>> BEGIN STORED DATA

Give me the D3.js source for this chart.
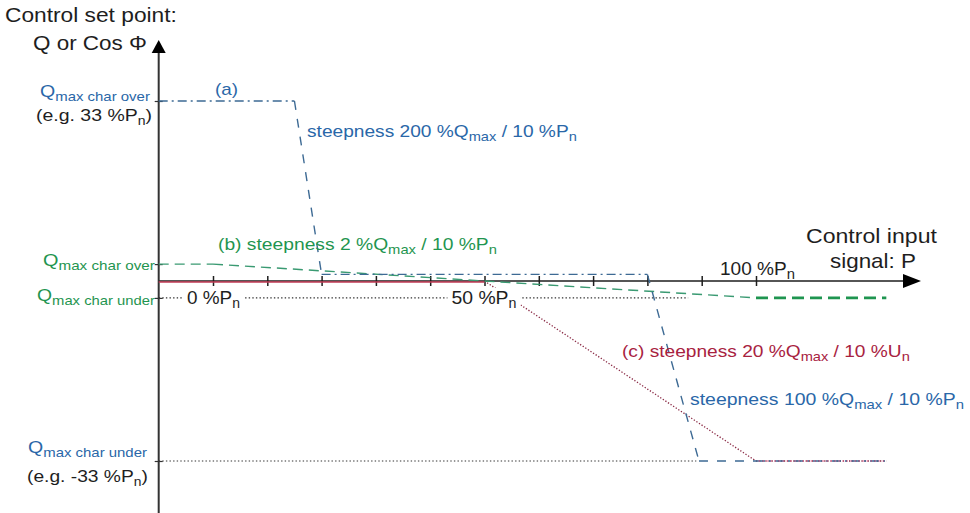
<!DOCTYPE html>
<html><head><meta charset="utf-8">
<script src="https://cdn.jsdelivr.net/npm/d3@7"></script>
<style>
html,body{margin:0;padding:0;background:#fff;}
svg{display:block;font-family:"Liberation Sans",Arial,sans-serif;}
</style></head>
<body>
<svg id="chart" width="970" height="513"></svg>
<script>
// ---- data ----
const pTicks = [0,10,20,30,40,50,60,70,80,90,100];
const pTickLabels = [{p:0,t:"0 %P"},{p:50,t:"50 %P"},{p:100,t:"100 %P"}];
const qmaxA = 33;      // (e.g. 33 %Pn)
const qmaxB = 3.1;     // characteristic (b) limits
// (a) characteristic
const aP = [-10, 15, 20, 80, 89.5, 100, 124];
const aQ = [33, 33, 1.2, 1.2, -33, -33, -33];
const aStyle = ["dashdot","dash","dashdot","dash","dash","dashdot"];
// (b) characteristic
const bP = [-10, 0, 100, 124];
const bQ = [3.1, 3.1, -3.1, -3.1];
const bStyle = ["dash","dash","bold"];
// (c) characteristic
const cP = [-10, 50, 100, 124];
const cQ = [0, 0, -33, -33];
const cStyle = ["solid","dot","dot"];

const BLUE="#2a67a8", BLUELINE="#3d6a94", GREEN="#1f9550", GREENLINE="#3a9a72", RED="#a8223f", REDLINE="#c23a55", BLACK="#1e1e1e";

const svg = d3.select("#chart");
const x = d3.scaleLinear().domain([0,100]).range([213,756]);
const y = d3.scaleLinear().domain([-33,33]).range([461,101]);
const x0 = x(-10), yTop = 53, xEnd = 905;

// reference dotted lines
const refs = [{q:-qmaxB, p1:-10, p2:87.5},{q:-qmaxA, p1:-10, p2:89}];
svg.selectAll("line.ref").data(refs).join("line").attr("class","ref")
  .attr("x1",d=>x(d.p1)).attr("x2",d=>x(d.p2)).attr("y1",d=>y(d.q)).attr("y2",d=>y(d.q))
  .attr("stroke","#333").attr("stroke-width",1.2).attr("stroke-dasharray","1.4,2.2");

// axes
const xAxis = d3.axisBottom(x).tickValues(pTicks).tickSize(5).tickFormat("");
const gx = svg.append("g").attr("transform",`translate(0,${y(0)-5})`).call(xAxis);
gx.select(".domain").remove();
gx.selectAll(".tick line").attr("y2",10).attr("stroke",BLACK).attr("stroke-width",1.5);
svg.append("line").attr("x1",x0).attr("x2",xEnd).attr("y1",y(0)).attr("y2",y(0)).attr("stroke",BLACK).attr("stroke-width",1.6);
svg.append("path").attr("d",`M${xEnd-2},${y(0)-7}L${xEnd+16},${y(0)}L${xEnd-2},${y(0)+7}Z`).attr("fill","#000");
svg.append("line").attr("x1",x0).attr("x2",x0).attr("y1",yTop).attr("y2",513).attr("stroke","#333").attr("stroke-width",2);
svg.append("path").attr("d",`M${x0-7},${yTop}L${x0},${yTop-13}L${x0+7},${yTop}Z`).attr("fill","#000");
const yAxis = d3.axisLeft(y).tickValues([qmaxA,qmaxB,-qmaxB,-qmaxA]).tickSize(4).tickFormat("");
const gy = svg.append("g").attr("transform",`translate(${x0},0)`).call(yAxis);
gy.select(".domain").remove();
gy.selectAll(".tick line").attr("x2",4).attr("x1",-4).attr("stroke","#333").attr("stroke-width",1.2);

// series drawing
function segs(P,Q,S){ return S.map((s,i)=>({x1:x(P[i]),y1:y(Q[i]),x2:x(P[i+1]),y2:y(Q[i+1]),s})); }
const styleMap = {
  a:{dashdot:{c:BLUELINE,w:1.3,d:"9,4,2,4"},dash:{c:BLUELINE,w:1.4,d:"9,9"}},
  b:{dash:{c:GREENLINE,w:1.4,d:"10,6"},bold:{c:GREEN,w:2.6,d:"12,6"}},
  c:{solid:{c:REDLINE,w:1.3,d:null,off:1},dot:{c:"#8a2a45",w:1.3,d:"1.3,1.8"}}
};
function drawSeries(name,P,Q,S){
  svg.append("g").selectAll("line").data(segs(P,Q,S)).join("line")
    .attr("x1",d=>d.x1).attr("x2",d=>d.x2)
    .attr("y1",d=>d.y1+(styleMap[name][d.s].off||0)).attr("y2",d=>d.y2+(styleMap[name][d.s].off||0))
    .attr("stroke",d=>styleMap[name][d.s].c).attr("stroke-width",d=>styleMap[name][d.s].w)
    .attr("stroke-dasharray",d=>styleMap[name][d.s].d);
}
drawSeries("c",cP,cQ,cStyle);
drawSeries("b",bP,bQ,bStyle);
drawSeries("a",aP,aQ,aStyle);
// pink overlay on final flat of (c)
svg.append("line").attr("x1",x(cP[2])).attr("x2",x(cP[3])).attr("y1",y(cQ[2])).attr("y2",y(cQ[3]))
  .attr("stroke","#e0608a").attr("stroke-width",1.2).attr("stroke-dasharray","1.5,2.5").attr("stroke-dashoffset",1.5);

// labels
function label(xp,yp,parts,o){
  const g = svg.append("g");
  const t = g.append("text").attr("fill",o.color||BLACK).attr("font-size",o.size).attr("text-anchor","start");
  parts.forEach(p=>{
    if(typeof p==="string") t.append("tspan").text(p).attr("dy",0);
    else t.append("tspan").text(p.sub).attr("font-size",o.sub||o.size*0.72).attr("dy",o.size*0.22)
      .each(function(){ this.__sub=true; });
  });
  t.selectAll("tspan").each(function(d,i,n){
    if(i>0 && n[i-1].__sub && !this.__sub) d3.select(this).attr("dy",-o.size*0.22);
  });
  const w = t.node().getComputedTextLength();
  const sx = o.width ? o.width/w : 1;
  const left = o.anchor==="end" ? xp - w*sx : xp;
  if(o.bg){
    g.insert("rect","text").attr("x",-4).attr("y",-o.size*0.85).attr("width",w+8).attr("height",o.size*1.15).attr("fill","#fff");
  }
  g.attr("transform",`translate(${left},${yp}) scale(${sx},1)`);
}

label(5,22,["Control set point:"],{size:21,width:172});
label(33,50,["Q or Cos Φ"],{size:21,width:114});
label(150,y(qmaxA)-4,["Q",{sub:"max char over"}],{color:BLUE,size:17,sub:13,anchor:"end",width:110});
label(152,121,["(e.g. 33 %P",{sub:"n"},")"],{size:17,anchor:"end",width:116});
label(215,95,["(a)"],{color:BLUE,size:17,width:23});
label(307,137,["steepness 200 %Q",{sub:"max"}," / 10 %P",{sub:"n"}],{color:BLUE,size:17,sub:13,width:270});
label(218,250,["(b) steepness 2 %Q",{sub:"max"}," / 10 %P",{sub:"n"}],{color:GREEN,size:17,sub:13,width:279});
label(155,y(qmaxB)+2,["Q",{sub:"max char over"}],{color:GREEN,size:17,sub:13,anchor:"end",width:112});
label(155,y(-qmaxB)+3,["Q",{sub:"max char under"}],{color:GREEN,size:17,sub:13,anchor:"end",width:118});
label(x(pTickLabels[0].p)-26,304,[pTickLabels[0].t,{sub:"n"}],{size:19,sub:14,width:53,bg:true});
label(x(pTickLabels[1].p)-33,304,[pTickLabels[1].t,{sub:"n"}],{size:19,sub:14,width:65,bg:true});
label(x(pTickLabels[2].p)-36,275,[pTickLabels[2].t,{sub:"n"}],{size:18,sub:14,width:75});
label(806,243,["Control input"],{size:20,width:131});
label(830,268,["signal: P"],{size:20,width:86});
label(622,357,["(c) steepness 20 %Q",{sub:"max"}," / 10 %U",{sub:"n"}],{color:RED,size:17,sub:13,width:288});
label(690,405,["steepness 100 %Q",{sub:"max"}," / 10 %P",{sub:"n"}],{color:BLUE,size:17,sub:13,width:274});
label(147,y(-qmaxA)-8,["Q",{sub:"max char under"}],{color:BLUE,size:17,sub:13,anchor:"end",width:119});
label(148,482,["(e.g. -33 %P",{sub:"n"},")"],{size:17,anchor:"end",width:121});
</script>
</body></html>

>> END STORED DATA

> **SET PROBLEM**: Find out how many lines in the listing contain the string "chart". Give the number alone.

> **IN RESPONSE**: 3